Co dalej z urlopami macierzyńskimi?

Parlament chce przyspieszenia prac nad urlopami macierzyńskimi. ©Belga/Monkey Business

Rok temu Parlament opowiedział się za wydłużeniem urlopów macierzyńskich (do 20 tygodni), ich pełnopłatnością, a także za wprowadzeniem dwóch tygodni urlopu dla ojców. Deputowani pytali dziś Radę o to jak idą prace nad tymi przepisami.
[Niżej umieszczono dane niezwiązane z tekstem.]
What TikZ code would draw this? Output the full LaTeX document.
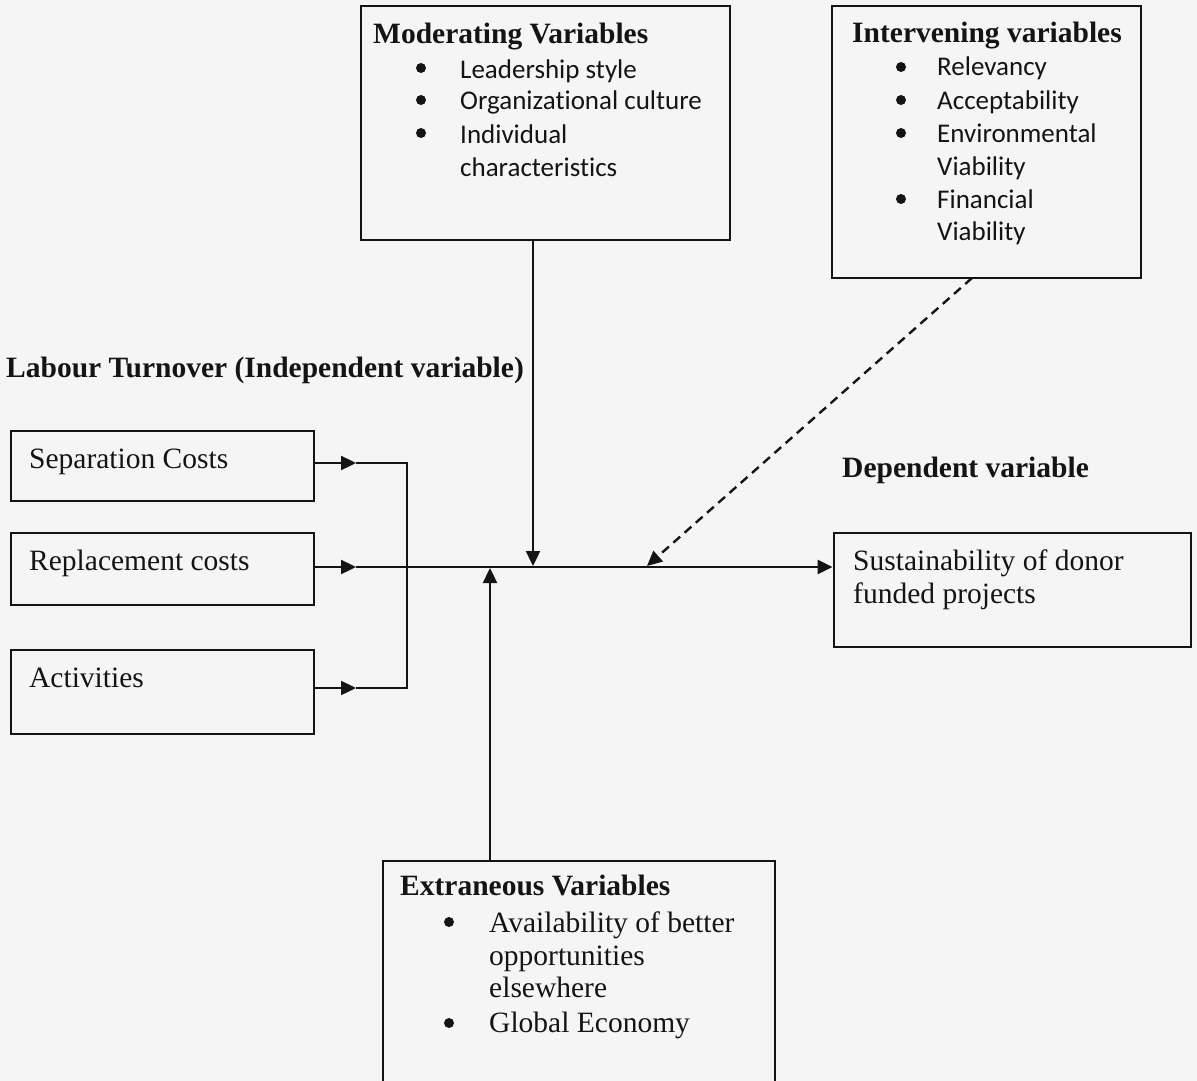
\documentclass[tikz,border=0pt]{standalone}
\usepackage{fontspec}
\setmainfont{Liberation Serif}
\newfontfamily\calfont[Ligatures=NoCommon]{Carlito}
\usetikzlibrary{arrows.meta}
\definecolor{paper}{RGB}{245,245,245}
\definecolor{ink}{RGB}{20,20,20}
\begin{document}
\begin{tikzpicture}[x=1pt,y=-1pt,
  box/.style={draw=ink, line width=2.8pt, inner sep=0pt},
  conn/.style={draw=ink, line width=2.4pt},
  tip/.style={-{Triangle[length=15pt,width=14pt]}},
  lbl/.style={anchor=base west, inner sep=0pt, text=ink, font=\fontsize{29.5}{34}\selectfont},
  hd/.style={anchor=base west, inner sep=0pt, text=ink, font=\fontsize{29.5}{34}\selectfont\bfseries},
  cb/.style={anchor=base west, inner sep=0pt, text=ink, font=\calfont\fontsize{27}{32}\selectfont},
  bul/.style={circle, fill=ink, inner sep=0pt, minimum size=10pt}]
\fill[paper] (0,0) rectangle (1197,1081);
\useasboundingbox (0,0) rectangle (1197,1081);

% boxes
\node[box, minimum width=369pt, minimum height=234pt] (mod) at (545.5,123) {};
\node[box, minimum width=309pt, minimum height=272pt] (int) at (986.5,142) {};
\node[box, minimum width=303pt, minimum height=70pt] (sep) at (162.5,466) {};
\node[box, minimum width=303pt, minimum height=72pt] (rep) at (162.5,569) {};
\node[box, minimum width=303pt, minimum height=84pt] (act) at (162.5,692) {};
\node[box, minimum width=357pt, minimum height=114pt] (sus) at (1012.5,590) {};
\node[box, minimum width=392pt, minimum height=224pt] (ext) at (579,973) {};

% moderating
\node[hd] (modh) at (373,44) {Moderating Variables};
\node[bul] (mb1) at (421,68) {};
\node[bul] (mb2) at (421,100) {};
\node[bul] (mb3) at (421,133) {};
\node[cb] (mt1) at (460,78) {Leadership style};
\node[cb] (mt2) at (460,110) {Organizational culture};
\node[cb] (mt3) at (460,143) {Individual};
\node[cb] (mt4) at (460,176) {characteristics};

% intervening
\node[hd] (inth) at (852,43) {Intervening variables};
\node[bul] (ib1) at (901,67) {};
\node[bul] (ib2) at (901,100) {};
\node[bul] (ib3) at (901,133) {};
\node[bul] (ib4) at (901,199) {};
\node[cb] (it1) at (937,76) {Relevancy};
\node[cb] (it2) at (937,109) {Acceptability};
\node[cb] (it3) at (937,142) {Environmental};
\node[cb] (it4) at (937,175) {Viability};
\node[cb] (it5) at (937,208) {Financial};
\node[cb] (it6) at (937,240) {Viability};

% independent
\node[hd] (title) at (6,377) {Labour Turnover (Independent variable)};
\node[lbl] (sept) at (29,468) {Separation Costs};
\node[lbl] (rept) at (29,570) {Replacement costs};
\node[lbl] (actt) at (29,687) {Activities};

% dependent
\node[hd] (deph) at (842,477) {Dependent variable};
\node[lbl] (sust1) at (853,570) {Sustainability of donor};
\node[lbl] (sust2) at (853,603) {funded projects};

% extraneous
\node[hd] (exth) at (400,895) {Extraneous Variables};
\node[bul] (eb1) at (449,922) {};
\node[bul] (eb2) at (449,1023) {};
\node[lbl] (et1) at (489,932) {Availability of better};
\node[lbl] (et2) at (489,965) {opportunities};
\node[lbl] (et3) at (489,997) {elsewhere};
\node[lbl] (et4) at (489,1032) {Global Economy};

% connectors
\coordinate (sepA) at (356,463);
\coordinate (actA) at (356,688);
\coordinate (joinT) at (407,463);
\coordinate (joinB) at (407,688);
\coordinate (repA) at (356,567);
\coordinate (modT) at (533,566);
\coordinate (extT) at (490,568);
\coordinate (intB) at (972,278);
\coordinate (dashT) at (647,566);

\draw[conn,tip] (sep.east |- sepA) -- (sepA);
\draw[conn,tip] (act.east |- actA) -- (actA);
\draw[conn] (sepA) -- (joinT) -- (joinB) -- (actA);
\draw[conn,tip] (rep.east |- repA) -- (repA);
\draw[conn,tip] (repA) -- (sus.west |- repA);
\draw[conn,tip] (modT |- mod.south) -- (modT);
\draw[conn,tip] (extT |- ext.north) -- (extT);
\draw[conn,tip,dash pattern=on 9pt off 6pt] (intB) -- (dashT);
\end{tikzpicture}
\end{document}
Na pytanie portugalskiej deputowanej Edite Estreli (Sojusz Socjalistów i Demokratów) polska prezydencja przyznała, że są problemy z wypracowaniem kompromisu.
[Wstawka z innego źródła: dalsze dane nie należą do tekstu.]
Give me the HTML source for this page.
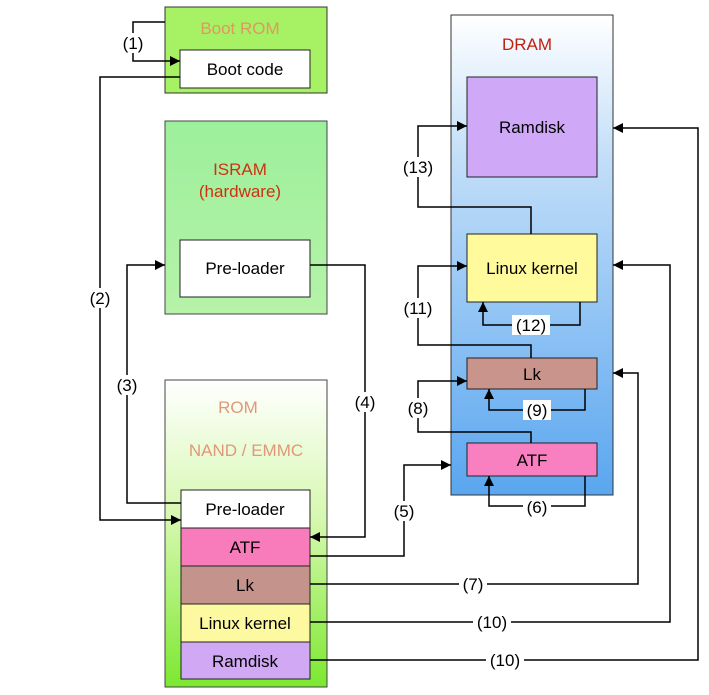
<!DOCTYPE html>
<html><head><style>html,body{margin:0;padding:0;background:#fff}</style></head><body>
<svg width="709" height="690" viewBox="0 0 709 690" xmlns="http://www.w3.org/2000/svg" font-family="Liberation Sans, sans-serif">
<defs>
<marker id="a" viewBox="0 0 10 10" refX="10" refY="5" markerWidth="10" markerHeight="10" markerUnits="userSpaceOnUse" orient="auto"><path d="M0,0L10,5L0,10z" fill="#000"/></marker>
<linearGradient id="isr" x1="0" y1="0" x2="0" y2="1"><stop offset="0" stop-color="#9cf09c"/><stop offset="1" stop-color="#b6f2a8"/></linearGradient>
<linearGradient id="rom" x1="0" y1="0" x2="0" y2="1"><stop offset="0" stop-color="#ffffff"/><stop offset="0.45" stop-color="#d6f8b0"/><stop offset="1" stop-color="#7ce830"/></linearGradient>
<linearGradient id="dram" x1="0" y1="0" x2="0" y2="1"><stop offset="0" stop-color="#ffffff"/><stop offset="0.3" stop-color="#c2def8"/><stop offset="1" stop-color="#5aa6f0"/></linearGradient>
</defs>
<rect x="165" y="7" width="162" height="86" fill="#a6f264" stroke="#333"/>
<text x="240" y="34" font-size="17" fill="#e09860" text-anchor="middle">Boot ROM</text>
<rect x="180" y="50" width="130" height="38" fill="#fff" stroke="#222"/>
<text x="245" y="75" font-size="17" text-anchor="middle">Boot code</text>

<rect x="165" y="121" width="162" height="193" fill="url(#isr)" stroke="#444"/>
<text x="240" y="175" font-size="17" fill="#d03010" text-anchor="middle">ISRAM</text>
<text x="240" y="197" font-size="17" fill="#d03010" text-anchor="middle">(hardware)</text>
<rect x="180" y="240" width="130" height="57" fill="#fff" stroke="#222"/>
<text x="245" y="274" font-size="17" text-anchor="middle">Pre-loader</text>

<rect x="165" y="380" width="162" height="307" fill="url(#rom)" stroke="#444"/>
<text x="238" y="413" font-size="17" fill="#e09878" text-anchor="middle">ROM</text>
<text x="246" y="456" font-size="17" fill="#e09878" text-anchor="middle">NAND / EMMC</text>
<rect x="181" y="490" width="129" height="38" fill="#fff" stroke="#222"/>
<rect x="181" y="528" width="129" height="38" fill="#f87cbc" stroke="#222"/>
<rect x="181" y="566" width="129" height="38" fill="#c4948c" stroke="#222"/>
<rect x="181" y="604" width="129" height="38" fill="#fdf9a0" stroke="#222"/>
<rect x="181" y="642" width="129" height="37" fill="#d0a8f4" stroke="#222"/>
<g font-size="17" text-anchor="middle">
<text x="245" y="515">Pre-loader</text>
<text x="245" y="553">ATF</text>
<text x="245" y="591">Lk</text>
<text x="245" y="629">Linux kernel</text>
<text x="245" y="667">Ramdisk</text>
</g>

<rect x="451" y="15" width="162" height="480" fill="url(#dram)" stroke="#333"/>
<text x="527" y="50" font-size="17" fill="#c02010" text-anchor="middle">DRAM</text>
<rect x="467" y="77" width="130" height="100" fill="#d0a8f8" stroke="#222"/>
<text x="532" y="133" font-size="17" text-anchor="middle">Ramdisk</text>
<rect x="467" y="234" width="130" height="68" fill="#fffb9c" stroke="#222"/>
<text x="532" y="274" font-size="17" text-anchor="middle">Linux kernel</text>
<rect x="467" y="358" width="130" height="31" fill="#c8948c" stroke="#222"/>
<text x="532" y="380" font-size="17" text-anchor="middle">Lk</text>
<rect x="467" y="443" width="130" height="33" fill="#f880c0" stroke="#222"/>
<text x="532" y="466" font-size="17" text-anchor="middle">ATF</text>

<g fill="none" stroke="#000" stroke-width="1.5">
<path d="M165,22H133V61H180" marker-end="url(#a)"/>
<path d="M180,77H100V520H181" marker-end="url(#a)"/>
<path d="M181,503H127V265H165" marker-end="url(#a)"/>
<path d="M310,265H365V537H310" marker-end="url(#a)"/>
<path d="M310,556H404V465H451" marker-end="url(#a)"/>
<path d="M585,476V506H489V476" marker-end="url(#a)"/>
<path d="M310,584H638V373H613" marker-end="url(#a)"/>
<path d="M531,443V432H418V381H467" marker-end="url(#a)"/>
<path d="M585,389V410H489V389" marker-end="url(#a)"/>
<path d="M310,622H670V265H613" marker-end="url(#a)"/>
<path d="M310,660H698V128H613" marker-end="url(#a)"/>
<path d="M531,358V345H418V266H467" marker-end="url(#a)"/>
<path d="M580,302V325H483V302" marker-end="url(#a)"/>
<path d="M531,234V207H418V126H467" marker-end="url(#a)"/>
</g>
<g font-size="17" text-anchor="middle">
<rect x="119" y="33" width="28" height="20" fill="#fff"/><text x="133" y="49">(1)</text>
<rect x="86" y="288" width="28" height="20" fill="#fff"/><text x="100" y="304">(2)</text>
<rect x="113" y="375" width="28" height="20" fill="#fff"/><text x="127" y="391">(3)</text>
<rect x="351" y="392" width="28" height="20" fill="#fff"/><text x="365" y="408">(4)</text>
<rect x="390" y="501" width="28" height="20" fill="#fff"/><text x="404" y="517">(5)</text>
<rect x="523" y="497" width="28" height="20" fill="#fff"/><text x="537" y="513">(6)</text>
<rect x="459" y="574" width="28" height="20" fill="#fff"/><text x="473" y="590">(7)</text>
<rect x="404" y="398" width="28" height="20" fill="#fff"/><text x="418" y="414">(8)</text>
<rect x="523" y="400" width="28" height="20" fill="#fff"/><text x="537" y="416">(9)</text>
<rect x="473" y="612" width="38" height="20" fill="#fff"/><text x="492" y="628">(10)</text>
<rect x="486" y="650" width="38" height="20" fill="#fff"/><text x="505" y="666">(10)</text>
<rect x="399" y="298" width="38" height="20" fill="#fff"/><text x="418" y="314">(11)</text>
<rect x="512" y="315" width="38" height="20" fill="#fff"/><text x="531" y="331">(12)</text>
<rect x="399" y="157" width="38" height="20" fill="#fff"/><text x="418" y="173">(13)</text>
</g>
</svg>
</body></html>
„Macierzyństwo nie powinno być postrzegane jako obciążenie, ale jako przysługa oddana społeczeństwu” – mówiła Estrela w trakcie debaty.
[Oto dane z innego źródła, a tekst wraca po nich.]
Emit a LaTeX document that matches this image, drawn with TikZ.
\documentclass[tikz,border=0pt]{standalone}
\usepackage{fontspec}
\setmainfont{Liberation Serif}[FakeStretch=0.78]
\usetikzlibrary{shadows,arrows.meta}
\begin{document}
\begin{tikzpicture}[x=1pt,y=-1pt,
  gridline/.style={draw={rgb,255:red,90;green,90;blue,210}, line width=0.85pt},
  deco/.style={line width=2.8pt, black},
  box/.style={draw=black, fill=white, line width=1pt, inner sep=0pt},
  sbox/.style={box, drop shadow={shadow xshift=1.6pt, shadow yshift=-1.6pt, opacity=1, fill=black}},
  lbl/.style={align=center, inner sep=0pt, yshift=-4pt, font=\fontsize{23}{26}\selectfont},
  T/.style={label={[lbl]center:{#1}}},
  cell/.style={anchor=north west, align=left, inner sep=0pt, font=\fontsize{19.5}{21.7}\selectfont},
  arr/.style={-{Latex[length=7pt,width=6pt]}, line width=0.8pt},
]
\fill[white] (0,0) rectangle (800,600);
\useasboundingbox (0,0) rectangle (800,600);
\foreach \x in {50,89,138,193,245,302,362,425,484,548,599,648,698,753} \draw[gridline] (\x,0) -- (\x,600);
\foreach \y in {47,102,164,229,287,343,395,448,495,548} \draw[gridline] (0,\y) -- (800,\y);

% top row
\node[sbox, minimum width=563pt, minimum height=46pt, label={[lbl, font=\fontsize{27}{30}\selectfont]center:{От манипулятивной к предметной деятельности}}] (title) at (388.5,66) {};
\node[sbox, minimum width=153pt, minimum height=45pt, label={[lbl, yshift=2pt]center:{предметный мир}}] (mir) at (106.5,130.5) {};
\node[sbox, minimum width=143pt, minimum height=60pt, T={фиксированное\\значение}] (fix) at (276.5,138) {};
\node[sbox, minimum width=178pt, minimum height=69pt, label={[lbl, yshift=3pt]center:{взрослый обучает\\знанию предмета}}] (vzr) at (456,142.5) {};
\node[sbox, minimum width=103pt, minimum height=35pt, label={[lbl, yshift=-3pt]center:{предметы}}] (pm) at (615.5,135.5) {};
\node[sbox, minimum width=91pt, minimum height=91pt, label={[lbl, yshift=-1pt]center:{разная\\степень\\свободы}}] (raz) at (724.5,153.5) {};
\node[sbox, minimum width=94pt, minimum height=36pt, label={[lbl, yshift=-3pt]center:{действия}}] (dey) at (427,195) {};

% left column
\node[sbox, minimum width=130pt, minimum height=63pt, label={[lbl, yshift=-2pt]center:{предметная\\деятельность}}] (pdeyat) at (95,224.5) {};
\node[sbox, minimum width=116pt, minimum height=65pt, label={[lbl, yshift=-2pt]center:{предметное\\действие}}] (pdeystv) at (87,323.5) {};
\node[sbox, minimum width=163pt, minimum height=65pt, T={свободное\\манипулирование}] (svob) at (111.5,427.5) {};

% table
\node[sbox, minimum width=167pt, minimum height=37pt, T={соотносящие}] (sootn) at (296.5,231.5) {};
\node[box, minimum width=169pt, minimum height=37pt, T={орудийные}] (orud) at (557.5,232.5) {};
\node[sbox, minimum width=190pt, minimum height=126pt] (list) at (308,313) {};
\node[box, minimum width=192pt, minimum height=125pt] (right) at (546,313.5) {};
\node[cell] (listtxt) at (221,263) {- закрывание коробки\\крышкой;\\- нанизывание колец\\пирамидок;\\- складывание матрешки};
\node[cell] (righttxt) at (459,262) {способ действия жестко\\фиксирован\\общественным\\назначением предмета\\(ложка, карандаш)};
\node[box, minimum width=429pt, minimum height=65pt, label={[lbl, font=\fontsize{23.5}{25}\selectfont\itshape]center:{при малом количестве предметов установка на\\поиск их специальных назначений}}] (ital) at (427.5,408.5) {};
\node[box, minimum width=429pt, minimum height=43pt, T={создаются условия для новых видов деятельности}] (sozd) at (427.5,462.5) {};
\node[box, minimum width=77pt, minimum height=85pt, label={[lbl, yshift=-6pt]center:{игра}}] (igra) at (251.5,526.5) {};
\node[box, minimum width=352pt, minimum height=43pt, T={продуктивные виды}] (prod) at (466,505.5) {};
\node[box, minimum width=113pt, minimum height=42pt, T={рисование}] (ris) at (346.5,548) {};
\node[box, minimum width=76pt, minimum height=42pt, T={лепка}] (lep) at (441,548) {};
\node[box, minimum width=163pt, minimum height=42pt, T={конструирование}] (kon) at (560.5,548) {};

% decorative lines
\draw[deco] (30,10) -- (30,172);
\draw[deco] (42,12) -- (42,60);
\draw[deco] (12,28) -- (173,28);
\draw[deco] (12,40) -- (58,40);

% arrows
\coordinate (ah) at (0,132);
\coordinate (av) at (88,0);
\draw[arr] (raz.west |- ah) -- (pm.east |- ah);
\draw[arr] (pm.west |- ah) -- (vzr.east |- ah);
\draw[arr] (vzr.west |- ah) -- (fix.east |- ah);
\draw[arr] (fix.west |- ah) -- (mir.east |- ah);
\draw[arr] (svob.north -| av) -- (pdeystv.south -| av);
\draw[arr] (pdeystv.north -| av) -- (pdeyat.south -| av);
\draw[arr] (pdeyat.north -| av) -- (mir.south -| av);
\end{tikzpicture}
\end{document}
UE chce osiągnąć zatrudnienie kobiet na poziomie 75 proc. Ale według Estreli nie będzie to możliwe bez przyjęcia rozwiązań, które ułatwią połączenie pracy zawodowej z życiem prywatnym. Dodała, że Rada powinna odblokować prace nad urlopem macierzyńskim.

Radosław Mleczko, polski wiceminister pracy, który reprezentował Radę nie ukrywał, że osiągnięcie kompromisu jest bardzo trudne. „Każda ze stron ma ten sam cel, przyjęcie przepisów sprzyjających rodzicom, ale każda ze stron patrzy w trochę innym kierunku” – mówił.

„W czasach kryzysu Rada nie może poprzeć 20 tygodni pełnopłatnego urlopu macierzyńskiego” – dodał zachęcając Parlament do zmiany stanowiska. „Musimy też pamiętać o różnych tradycjach i doświadczeniach w krajach członkowskich” – zauważył Mleczko.

Rada i Parlament wspólnie pracują nad tym projektem. PE już przyjęło swoje stanowisko. Jednak by przejść do drugiego czytania potrzebuje stanowiska Rady.